Beyond the fringe
A few years ago Francis Wheen, who has written much on the subject of Mumbo-Jumbo, noted a tenacity characteristic of a certain class of crank beliefs:
To the congenital conspiracy theorist, the sort who denies that Neil Armstrong walked on the moon, there is a simple rule: always disbelieve the evidence of your own eyes. Whatever remains, however improbable or downright impossible, must be the truth. Ergo there are no columns of refugees [in Kosovo]: it's all done by trick photography.
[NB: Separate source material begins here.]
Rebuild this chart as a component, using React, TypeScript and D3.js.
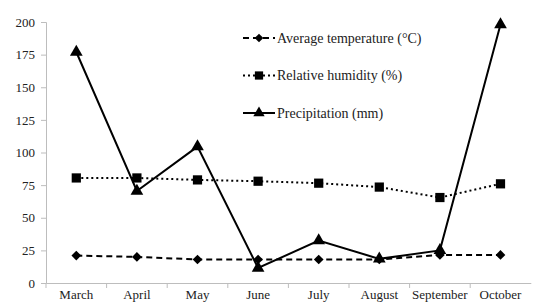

It's a useful rule, and extends even to those who have never (at least to my knowledge, and in public) speculated that the moon landings were faked by the Freemasons. Andrew Bolt of the Australian Herald Sun has sent me his latest column, which deals with a well-known foreign correspondent. Apparently Robert Fisk (for it is he) gave a lecture this month at Sydney University that was broadcast on Australian television on Sunday. He said:
Serious people across the States are asking -- people in Iowa, for God's sake -- are asking me in letters, 'What really happened [on 9/11]? How did those buildings fall so neatly down?'And I can't answer them except to say I am in Beirut and not New York and I can't investigate this. But there are a lot of things we don't know, a lot of things we're not going to be told.
I would suggest that Fisk go from Beirut to New York and conduct his investigation, but the exercising of this type of speculation by a senior foreign correspondent for a distinguished British newspaper is not a matter for levity.